Del pasado glorioso de cafetales cercanos al Encanto lo único que le quedaba a la abuela era el recuerdo de hacer cubetas y cubetas de tortillas en compañía de sus hermanas, desde la madrugada debían ser las primeras en levantarse, para que los mozos pudieran almorzar tenían que estar las tortillas listas y el café caliente; supongo que desde ese entonces tenía el escote ahumado, tostado por el calor de la lumbre, curtido por las gotas de sudor que encontraron allí su camino para desahogar el esfuerzo físico y refrescarle un poco el pecho. Para acabar de plasmarse por completo en mi memoria la abuela usaba su talquera para espolvorear, resecar su escote y así evitar que el sudor propio del clima cálido húmedo de la región la siguiera erosionando con ese líquido salino que anuncia mares no tan lejanos.

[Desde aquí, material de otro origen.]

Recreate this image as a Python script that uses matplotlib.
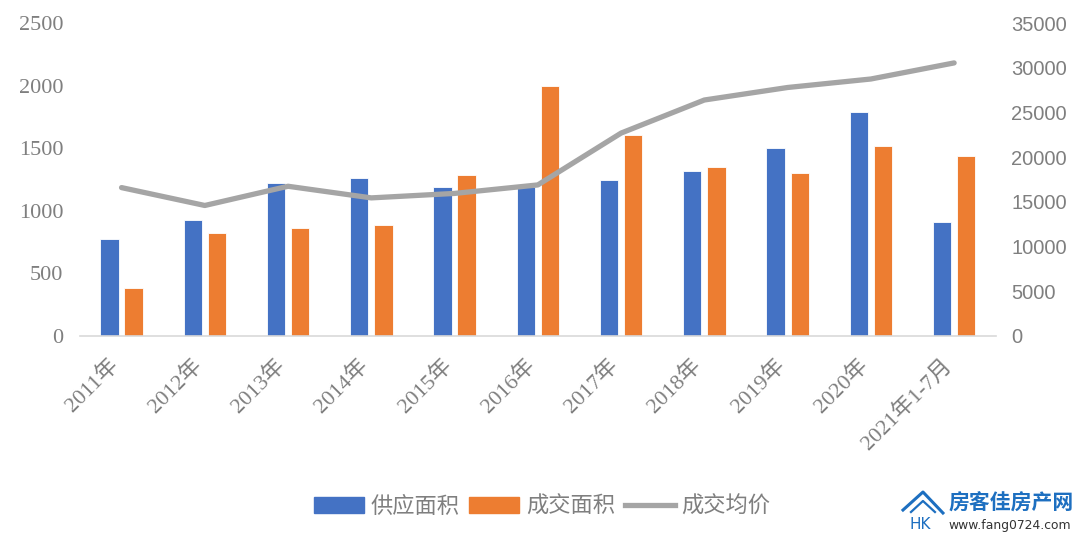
import numpy as np
import matplotlib.pyplot as plt
import matplotlib.transforms as mtransforms
from matplotlib.lines import Line2D

plt.rcParams['font.family'] = ['Liberation Serif', 'Noto Sans CJK SC', 'DejaVu Sans']

# 数据
years = ['2011年', '2012年', '2013年', '2014年', '2015年', '2016年',
         '2017年', '2018年', '2019年', '2020年', '2021年1-7月']
supply = [775, 925, 1225, 1262, 1192, 1190, 1250, 1315, 1500, 1790, 908]
deal = [380, 820, 865, 885, 1285, 2000, 1610, 1348, 1300, 1515, 1442]
price = [16600, 14600, 16750, 15450, 15950, 16900, 22700, 26400, 27800, 28750, 30550]

blue = '#4472C4'
orange = '#ED7D31'
grey = '#A5A5A5'
txt = '#7F7F7F'

fig = plt.figure(figsize=(10.8, 5.38), dpi=100)
ax = fig.add_axes([0.074, 0.3755, 0.848, 0.5815])
ax2 = ax.twinx()

x = np.arange(len(years))
w = 0.22
ax.bar(x - 0.145, supply, w, color=blue, edgecolor='white', linewidth=0.6, label='供应面积')
ax.bar(x + 0.145, deal, w, color=orange, edgecolor='white', linewidth=0.6, label='成交面积')
ax2.plot(x, price, color=grey, lw=3.8, solid_capstyle='round', label='成交均价')

ax.set_xlim(-0.5, len(years) - 0.5)
ax.set_ylim(0, 2500)
ax2.set_ylim(0, 35000)
ax.set_yticks(range(0, 2501, 500))
ax2.set_yticks(range(0, 35001, 5000))

for a in (ax, ax2):
    for s in a.spines.values():
        s.set_visible(False)
    a.tick_params(length=0, labelcolor=txt)
ax.spines['bottom'].set_visible(True)
ax.spines['bottom'].set_color('#D9D9D9')
ax.spines['bottom'].set_linewidth(1.2)
ax.tick_params(axis='y', pad=12, labelsize=16)
ax2.tick_params(axis='y', pad=11, labelsize=14.5)
for lbl in ax2.get_yticklabels():
    lbl.set_family(['Liberation Sans'])

ax.set_xticks(x)
ax.set_xticklabels(years, rotation=45, ha='right', va='center', rotation_mode='anchor')
ax.tick_params(axis='x', pad=19, labelsize=16)
offset = mtransforms.ScaledTranslation(-6 / 100, 0, fig.dpi_scale_trans)
for lbl in ax.get_xticklabels():
    lbl.set_transform(lbl.get_transform() + offset)

handles = [plt.Rectangle((0, 0), 1, 1, color=blue),
           plt.Rectangle((0, 0), 1, 1, color=orange),
           Line2D([0], [0], color=grey, lw=3.8)]
fig.legend(handles, ['供应面积', '成交面积', '成交均价'], loc='center',
           bbox_to_anchor=(0.502, 0.059), ncol=3, frameon=False,
           prop={'family': ['Noto Sans CJK SC'], 'size': 16}, labelcolor=txt,
           handlelength=2.25, handleheight=0.75, handletextpad=0.3, columnspacing=0.45)

# 水印 logo
logo_blue = '#1D6FC0'
fig.text(0.8778, 0.065, '房客佳房产网', color=logo_blue, fontsize=15, fontweight='bold',
         family=['Noto Sans CJK SC'], ha='left', va='center')
fig.text(0.8778, 0.024, 'www.fang0724.com', color='#333333', fontsize=8.9,
         family=['DejaVu Sans'], ha='left', va='center')
fig.add_artist(Line2D([0.8361, 0.8546, 0.8731], [0.052, 0.0855, 0.0465], color=logo_blue,
                      lw=2.2, transform=fig.transFigure))
fig.add_artist(Line2D([0.8435, 0.8546, 0.8657], [0.0483, 0.0688, 0.0483], color=logo_blue,
                      lw=1.6, transform=fig.transFigure))
fig.text(0.8519, 0.026, 'HK', color=logo_blue, fontsize=11, family=['DejaVu Sans'],
         ha='center', va='center')

fig.savefig('out.png', dpi=100, facecolor='white')
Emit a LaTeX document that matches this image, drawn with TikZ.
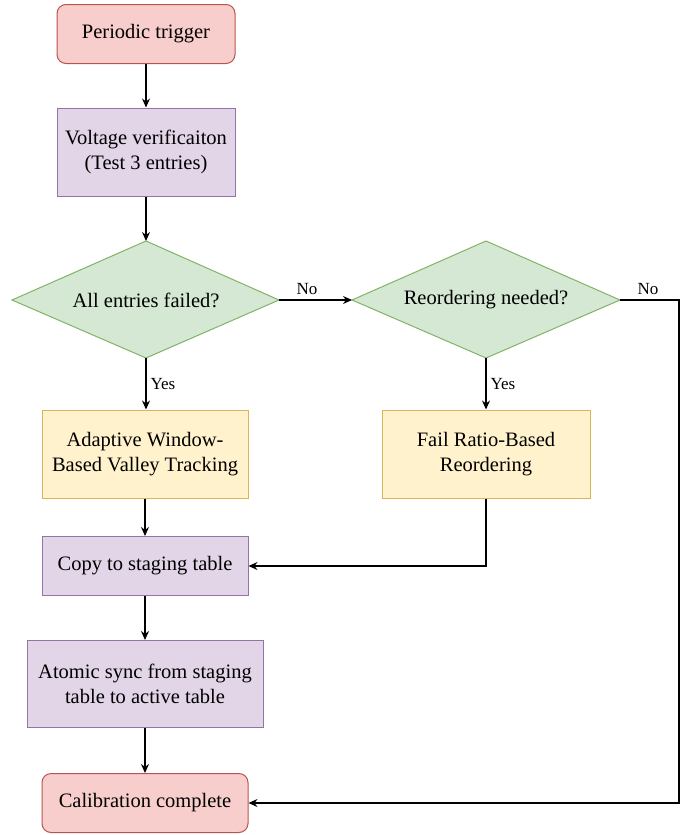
\documentclass[tikz,border=0pt]{standalone}
\usepackage{fontspec}
\setmainfont{Liberation Serif}
\newfontfamily\tnr{Liberation Serif}
\usetikzlibrary{arrows.meta,shapes.geometric}
\definecolor{redF}{HTML}{F8CECC}\definecolor{redS}{HTML}{B85450}
\definecolor{purF}{HTML}{E1D5E7}\definecolor{purS}{HTML}{9673A6}
\definecolor{grnF}{HTML}{D5E8D4}\definecolor{grnS}{HTML}{82B366}
\definecolor{ylwF}{HTML}{FFF2CC}\definecolor{ylwS}{HTML}{D6B656}
\begin{document}
\begin{tikzpicture}[x=1pt,y=-1pt,
  txt/.style={font=\tnr\fontsize{20.5}{25}\selectfont},
  base/.style={draw, line width=1pt, align=center, txt, inner sep=0pt},
  term/.style={base, fill=redF, draw=redS, rounded corners=9pt},
  proc/.style={base, fill=purF, draw=purS},
  alg/.style={base, fill=ylwF, draw=ylwS},
  conn/.style={line width=1.2pt, -{Stealth[length=9pt,width=8pt,inset=3pt]}},
  lab/.style={font=\tnr\fontsize{17}{19}\selectfont, inner sep=0pt}]
\useasboundingbox (0,0) rectangle (686,835);
\node[term, minimum width=178pt, minimum height=59pt] (trig) at (146,34) {Periodic trigger};
\node[proc, minimum width=178pt, minimum height=88pt] (volt) at (146,152) {Voltage verificaiton\\(Test 3 entries)};
\path (146,241) coordinate (d1t) (146,358) coordinate (d1b) (12,300) coordinate (d1l) (279,300) coordinate (d1r);
\path (486,241) coordinate (d2t) (486,358) coordinate (d2b) (352,300) coordinate (d2l) (620,300) coordinate (d2r);
\filldraw[fill=grnF, draw=grnS, line width=1pt] (d1t) -- (d1r) -- (d1b) -- (d1l) -- cycle;
\filldraw[fill=grnF, draw=grnS, line width=1pt] (d2t) -- (d2r) -- (d2b) -- (d2l) -- cycle;
\node[txt] (dec1) at (146,300) {All entries failed?};
\node[txt] (dec2) at (486,300) {Reordering needed?};
\node[alg, minimum width=206pt, minimum height=88pt] (adapt) at (145,454) {Adaptive Window-\\Based Valley Tracking};
\node[alg, minimum width=208pt, minimum height=88pt] (fail) at (486,454) {Fail Ratio-Based\\Reordering};
\node[proc, minimum width=206pt, minimum height=59pt] (copy) at (145,566) {Copy to staging table};
\node[proc, minimum width=236pt, minimum height=87pt] (atom) at (145,684) {Atomic sync from staging\\table to active table};
\node[term, minimum width=206pt, minimum height=59pt] (cal) at (145,803) {Calibration complete};
\draw[conn] (trig) -- (volt);
\draw[conn] (volt.south) -- (d1t);
\draw[conn] (d1r) -- (d2l);
\node[lab] (no1) at (307,289) {No};
\draw[conn] (d1b) -- node[lab, right, xshift=4pt] {Yes} (adapt.north -| d1b);
\draw[conn] (d2b) -- node[lab, right, xshift=4pt] {Yes} (fail.north -| d2b);
\draw[conn] (adapt) -- (copy);
\draw[conn] (copy) -- (atom);
\draw[conn] (atom) -- (cal);
\draw[conn] (fail.south) |- (copy.east);
\coordinate (rc) at (679,300);
\draw[conn] (d2r) -- (rc) |- (cal.east);
\node[lab] (no2) at (648,289) {No};
\end{tikzpicture}
\end{document}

A 13 años de su ausencia suelo buscarla en el espejo, miro esas salpicaduras moteadas cafés que escarchan mi piel, me regodeo en las pequeñas manchas de sol que están comenzando a aparecer en mis manos, frente al espejo acecho mi imagen y observo mi escote buscándola, comienzo a mirar los esbozos del tiempo, a adivinarlos, hace tiempo que tomé la decisión de no usar crema ni bloqueador en ese ínfimo espacio de mi cuerpo que me recuerda a ella.